Industry forecasts suggest the adoption curve will steepen over the next few years. Research firm Omdia projects Wi‑Fi 7‑compatible devices to rise from 3.6 % of the global installed base in 2025 to 13.8 % by 2030, while Wi‑Fi 6 is expected to remain dominant at 62 %. The forthcoming Wi‑Fi 8 standard, slated for market entry around 2028, will focus less on raw speed and more on reliability, offering steadier performance in crowded homes, lower latency and fewer dropped connections.
Cost pressures could delay South Africa’s climb up this curve. The surge in demand for AI‑driven data‑centre infrastructure has driven up prices for high‑performance memory and processors, inflating the bill of materials for both smartphones and routers. As component costs rise, the economics of upgrading household equipment become less attractive, potentially slowing consumer uptake.

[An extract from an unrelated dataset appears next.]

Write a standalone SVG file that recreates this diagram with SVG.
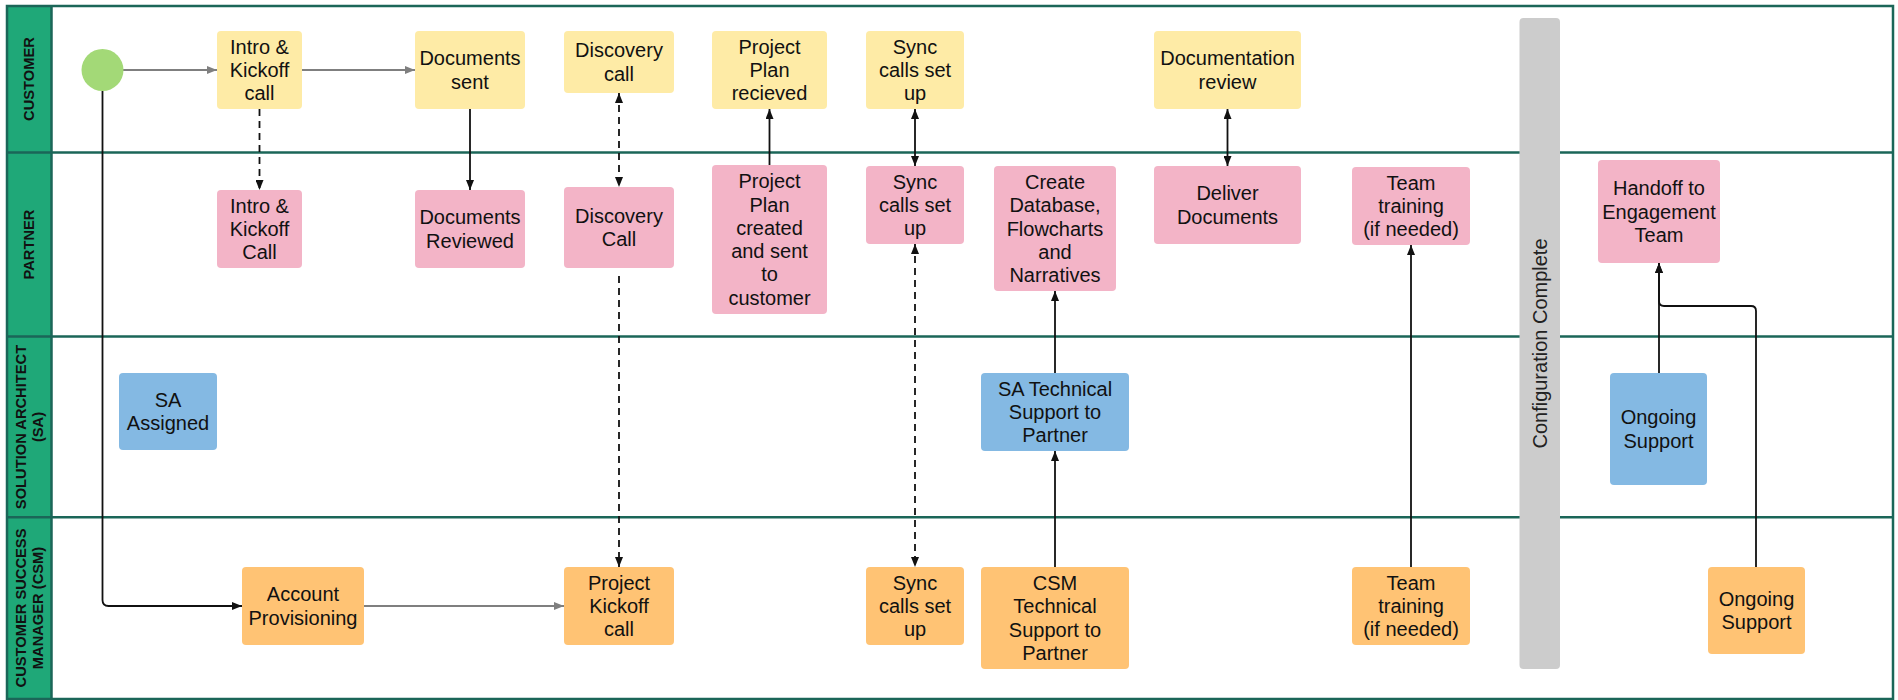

Nevertheless, the regulator’s recent “innovation spectrum” rules, which keep the lower 6 GHz band licence‑exempt and shared among wireless ISPs, Wi‑Fi deployments, private networks and community operators, lay a solid foundation. The onus now lies with broadband providers and device manufacturers to translate that regulatory green light into affordable, ready‑to‑use hardware for South African consumers.
If the market follows the pattern seen elsewhere, we can expect a gradual but steady rise in 6 GHz Wi‑Fi use. As more ISPs bundle Wi‑Fi 6E and Wi‑Fi 7 routers into their packages, and as smartphone manufacturers increase the proportion of 6 GHz‑capable handsets, South Africa’s modest 0.2 % share could climb into single digits within the next few years, bringing faster, more reliable wireless connectivity to homes across the nation.